Memory practices, unsettling transitional justice and peacebuilding assumptions
In previous work, I examined the transitional justice process in Timor-Leste: the legal and quasi-legal mechanisms that were established during the period of UNTAET (2000-2002) to address crimes committed during the Indonesian occupation. My particular focus was on how ordinary East Timorese perceived and experienced the truth commission and trials. What became clear to me in the course of this research was that practices of remembering the past, and struggles over its meaning, were continuing despite the conclusion of the transitional justice process, and often outside formal institutional contexts. These practices engage a wide range of actors, both political elites and ordinary people.
The ongoing nature of these practices and debates complicates some of the assumptions inherent within peacebuilding and transitional justice scholarship and practice. Preoccupation with the operation of a particular set of institutions within a narrow temporal framework misses a great deal of rich activity and debate. In the context of Timor at least, this activity seems to be central to the ways in which the terms of the peace were, and are, being negotiated.

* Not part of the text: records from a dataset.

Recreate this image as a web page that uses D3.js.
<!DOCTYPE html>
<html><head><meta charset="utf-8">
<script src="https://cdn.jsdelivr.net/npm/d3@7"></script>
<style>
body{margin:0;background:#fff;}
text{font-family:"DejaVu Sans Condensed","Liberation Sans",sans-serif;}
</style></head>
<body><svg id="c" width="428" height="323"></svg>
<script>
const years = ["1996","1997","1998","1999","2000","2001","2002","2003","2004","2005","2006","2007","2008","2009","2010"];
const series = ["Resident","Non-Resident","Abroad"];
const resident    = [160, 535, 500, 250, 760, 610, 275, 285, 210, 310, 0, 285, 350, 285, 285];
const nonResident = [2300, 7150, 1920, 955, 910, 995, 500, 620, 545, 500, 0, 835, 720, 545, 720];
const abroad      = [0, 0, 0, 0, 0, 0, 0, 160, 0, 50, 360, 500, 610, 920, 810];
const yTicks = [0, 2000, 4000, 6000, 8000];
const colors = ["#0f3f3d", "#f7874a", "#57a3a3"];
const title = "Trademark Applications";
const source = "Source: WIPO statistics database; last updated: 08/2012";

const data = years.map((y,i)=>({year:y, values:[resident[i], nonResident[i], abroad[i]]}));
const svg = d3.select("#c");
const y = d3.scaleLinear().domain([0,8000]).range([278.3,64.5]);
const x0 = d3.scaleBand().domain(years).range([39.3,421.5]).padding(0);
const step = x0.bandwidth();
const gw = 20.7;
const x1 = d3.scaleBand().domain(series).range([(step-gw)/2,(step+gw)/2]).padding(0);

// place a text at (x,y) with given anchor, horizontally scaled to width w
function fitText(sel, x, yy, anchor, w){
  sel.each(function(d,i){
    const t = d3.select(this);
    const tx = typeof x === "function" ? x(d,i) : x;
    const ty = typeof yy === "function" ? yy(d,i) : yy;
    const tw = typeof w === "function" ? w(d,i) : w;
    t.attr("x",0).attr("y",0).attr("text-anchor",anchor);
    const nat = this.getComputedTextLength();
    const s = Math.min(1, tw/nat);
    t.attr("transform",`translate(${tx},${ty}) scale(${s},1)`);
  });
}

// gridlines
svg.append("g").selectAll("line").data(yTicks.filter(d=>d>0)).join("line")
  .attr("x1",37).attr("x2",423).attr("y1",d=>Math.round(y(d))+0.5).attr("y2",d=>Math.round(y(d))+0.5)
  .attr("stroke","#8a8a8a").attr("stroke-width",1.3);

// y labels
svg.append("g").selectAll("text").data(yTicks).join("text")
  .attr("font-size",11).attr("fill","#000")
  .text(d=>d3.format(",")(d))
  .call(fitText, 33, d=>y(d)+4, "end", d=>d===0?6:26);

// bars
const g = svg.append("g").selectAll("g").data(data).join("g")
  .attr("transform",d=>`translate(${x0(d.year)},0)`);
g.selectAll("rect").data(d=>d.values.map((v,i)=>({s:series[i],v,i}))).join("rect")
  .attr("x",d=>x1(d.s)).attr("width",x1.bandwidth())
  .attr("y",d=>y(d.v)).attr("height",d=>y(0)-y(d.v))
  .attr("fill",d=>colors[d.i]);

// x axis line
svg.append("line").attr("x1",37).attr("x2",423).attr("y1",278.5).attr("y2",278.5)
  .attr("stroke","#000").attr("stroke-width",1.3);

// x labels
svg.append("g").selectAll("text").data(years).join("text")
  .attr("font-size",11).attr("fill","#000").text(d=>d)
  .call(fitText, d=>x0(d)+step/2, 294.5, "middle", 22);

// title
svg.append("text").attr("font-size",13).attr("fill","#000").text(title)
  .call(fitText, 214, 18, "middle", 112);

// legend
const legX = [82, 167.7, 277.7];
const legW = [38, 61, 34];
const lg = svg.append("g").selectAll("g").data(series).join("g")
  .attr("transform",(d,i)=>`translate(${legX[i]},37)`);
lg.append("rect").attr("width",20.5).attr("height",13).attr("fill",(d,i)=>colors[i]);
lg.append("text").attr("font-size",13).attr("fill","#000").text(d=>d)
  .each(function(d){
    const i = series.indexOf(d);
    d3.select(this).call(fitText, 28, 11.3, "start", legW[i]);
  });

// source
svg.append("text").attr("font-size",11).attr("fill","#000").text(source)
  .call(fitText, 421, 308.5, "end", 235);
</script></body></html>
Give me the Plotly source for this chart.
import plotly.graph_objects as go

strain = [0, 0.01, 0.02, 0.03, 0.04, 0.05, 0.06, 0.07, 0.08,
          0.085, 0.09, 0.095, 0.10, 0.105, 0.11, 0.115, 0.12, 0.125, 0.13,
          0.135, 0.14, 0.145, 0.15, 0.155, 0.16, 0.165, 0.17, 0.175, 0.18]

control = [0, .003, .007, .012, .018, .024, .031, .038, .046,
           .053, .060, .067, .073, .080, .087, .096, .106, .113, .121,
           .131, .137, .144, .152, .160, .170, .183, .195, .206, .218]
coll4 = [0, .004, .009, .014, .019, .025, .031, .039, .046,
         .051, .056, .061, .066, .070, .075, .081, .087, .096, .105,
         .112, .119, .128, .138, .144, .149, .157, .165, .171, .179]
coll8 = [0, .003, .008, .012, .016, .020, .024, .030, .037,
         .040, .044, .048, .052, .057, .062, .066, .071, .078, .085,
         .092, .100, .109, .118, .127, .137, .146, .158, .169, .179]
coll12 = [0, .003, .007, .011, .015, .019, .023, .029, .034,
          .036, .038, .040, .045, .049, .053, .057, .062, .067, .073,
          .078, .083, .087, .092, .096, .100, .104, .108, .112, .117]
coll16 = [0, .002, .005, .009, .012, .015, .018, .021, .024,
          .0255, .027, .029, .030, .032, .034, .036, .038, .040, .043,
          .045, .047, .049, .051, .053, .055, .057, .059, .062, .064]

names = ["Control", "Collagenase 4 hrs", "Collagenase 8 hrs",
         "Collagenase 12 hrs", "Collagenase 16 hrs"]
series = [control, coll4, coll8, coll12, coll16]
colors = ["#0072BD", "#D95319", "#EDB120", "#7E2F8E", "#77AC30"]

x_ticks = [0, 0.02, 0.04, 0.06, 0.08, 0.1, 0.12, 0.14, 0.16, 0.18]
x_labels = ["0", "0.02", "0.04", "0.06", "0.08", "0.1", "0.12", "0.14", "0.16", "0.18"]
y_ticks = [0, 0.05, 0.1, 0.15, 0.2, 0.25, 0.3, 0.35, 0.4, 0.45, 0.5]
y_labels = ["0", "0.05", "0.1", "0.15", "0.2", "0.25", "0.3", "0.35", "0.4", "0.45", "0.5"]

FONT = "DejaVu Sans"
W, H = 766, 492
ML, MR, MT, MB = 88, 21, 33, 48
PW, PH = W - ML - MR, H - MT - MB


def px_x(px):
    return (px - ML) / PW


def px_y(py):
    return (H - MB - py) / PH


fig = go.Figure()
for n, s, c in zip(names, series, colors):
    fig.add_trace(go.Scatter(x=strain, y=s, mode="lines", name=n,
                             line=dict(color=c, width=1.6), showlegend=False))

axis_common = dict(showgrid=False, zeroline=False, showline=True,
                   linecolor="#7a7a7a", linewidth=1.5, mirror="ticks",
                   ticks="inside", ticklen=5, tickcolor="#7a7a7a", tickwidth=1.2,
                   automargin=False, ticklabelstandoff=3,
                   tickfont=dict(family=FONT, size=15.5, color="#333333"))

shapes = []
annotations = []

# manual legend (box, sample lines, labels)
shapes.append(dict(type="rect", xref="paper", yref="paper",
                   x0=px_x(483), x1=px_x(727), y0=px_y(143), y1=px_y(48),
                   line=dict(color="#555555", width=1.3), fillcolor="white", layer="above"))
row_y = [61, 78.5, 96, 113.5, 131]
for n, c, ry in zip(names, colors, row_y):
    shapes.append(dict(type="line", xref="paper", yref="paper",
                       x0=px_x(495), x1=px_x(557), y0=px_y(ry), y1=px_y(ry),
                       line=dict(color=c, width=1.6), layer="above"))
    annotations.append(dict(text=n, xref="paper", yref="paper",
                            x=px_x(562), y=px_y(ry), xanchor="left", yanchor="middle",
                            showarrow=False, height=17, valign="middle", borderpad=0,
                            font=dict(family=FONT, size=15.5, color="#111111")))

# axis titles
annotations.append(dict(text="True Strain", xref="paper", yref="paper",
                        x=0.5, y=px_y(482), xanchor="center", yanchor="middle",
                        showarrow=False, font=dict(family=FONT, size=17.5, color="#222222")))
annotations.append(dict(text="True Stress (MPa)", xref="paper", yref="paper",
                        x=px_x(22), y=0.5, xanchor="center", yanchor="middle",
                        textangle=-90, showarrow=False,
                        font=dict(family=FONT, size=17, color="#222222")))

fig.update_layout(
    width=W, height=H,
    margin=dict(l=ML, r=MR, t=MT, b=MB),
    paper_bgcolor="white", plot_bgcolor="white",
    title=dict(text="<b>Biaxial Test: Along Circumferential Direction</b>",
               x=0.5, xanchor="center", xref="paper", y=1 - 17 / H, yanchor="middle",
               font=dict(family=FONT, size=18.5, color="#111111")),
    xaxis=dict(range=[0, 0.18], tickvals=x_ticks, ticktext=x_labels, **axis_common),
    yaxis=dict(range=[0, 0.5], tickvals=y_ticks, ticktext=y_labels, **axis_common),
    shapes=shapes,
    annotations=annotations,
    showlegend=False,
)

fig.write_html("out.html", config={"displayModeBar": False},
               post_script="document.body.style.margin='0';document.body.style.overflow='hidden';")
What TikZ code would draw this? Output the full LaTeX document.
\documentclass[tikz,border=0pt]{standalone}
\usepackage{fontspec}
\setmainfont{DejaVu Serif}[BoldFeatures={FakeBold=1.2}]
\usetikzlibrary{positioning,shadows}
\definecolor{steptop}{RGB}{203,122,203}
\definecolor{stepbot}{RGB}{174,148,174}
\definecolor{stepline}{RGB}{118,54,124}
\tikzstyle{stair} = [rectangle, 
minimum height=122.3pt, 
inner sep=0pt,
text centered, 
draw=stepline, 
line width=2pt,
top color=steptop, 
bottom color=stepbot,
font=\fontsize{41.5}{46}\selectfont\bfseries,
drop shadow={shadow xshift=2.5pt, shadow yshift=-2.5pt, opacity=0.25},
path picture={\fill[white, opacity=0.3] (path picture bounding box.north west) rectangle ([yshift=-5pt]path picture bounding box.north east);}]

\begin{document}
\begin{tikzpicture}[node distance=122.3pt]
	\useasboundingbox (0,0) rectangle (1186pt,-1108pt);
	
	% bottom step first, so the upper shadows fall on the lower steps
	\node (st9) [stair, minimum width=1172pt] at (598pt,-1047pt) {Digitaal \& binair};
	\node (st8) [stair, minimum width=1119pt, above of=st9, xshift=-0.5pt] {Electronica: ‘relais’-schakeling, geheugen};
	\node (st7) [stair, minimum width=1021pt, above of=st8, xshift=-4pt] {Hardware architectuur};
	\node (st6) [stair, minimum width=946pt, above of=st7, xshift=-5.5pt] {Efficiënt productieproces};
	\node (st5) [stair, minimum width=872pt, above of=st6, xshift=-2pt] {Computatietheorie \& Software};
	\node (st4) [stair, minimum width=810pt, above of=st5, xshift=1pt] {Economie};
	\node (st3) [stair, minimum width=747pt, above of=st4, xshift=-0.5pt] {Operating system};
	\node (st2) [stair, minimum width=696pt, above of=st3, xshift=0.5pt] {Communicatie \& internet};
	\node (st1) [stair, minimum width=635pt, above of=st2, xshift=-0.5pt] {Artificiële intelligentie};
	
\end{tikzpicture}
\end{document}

The continuing debate also suggests that sites and practices of memory have multiple meanings, and that these meanings are constantly being negotiated. This brings into question the relationship between memory and peace that is often assumed in the literature on transitional justice and peacebuilding. There tends to be an assumption that memorialisation and commemoration initiatives provide a form of recognition and symbolic reparation to victims that contributes to their healing. It is also argued that by fostering shared remembrance of common experiences of loss and grief, these initiatives will strengthen bonds between groups and individuals, thereby contributing to social cohesion. As Nico Wouters puts it, memory initiatives are seen as part of a narrative of learning ‘lessons’ from the past, a narrative that assumes, problematically, a linear, direct, and easy accessibility to the past.[ii]
To develop a more nuanced understanding of transitional justice and peacebuilding, I turned to the memory studies literature. I have found this lens very useful for situating memory projects and practices in a broader temporal framework. It also helps to develop an appreciation of the ways in which, just as remembering can contribute to healing and social cohesion, it can also be the basis of ongoing power struggles because memory is linked to questions of power, legitimacy and recognition.
Key terms and concepts
Here it is probably helpful to outline a number of terms and concepts that I am working with in this project. First and foremost, when I speak of ‘memory’, I am speaking not of individual memory but of what is commonly termed social memory or collective memory.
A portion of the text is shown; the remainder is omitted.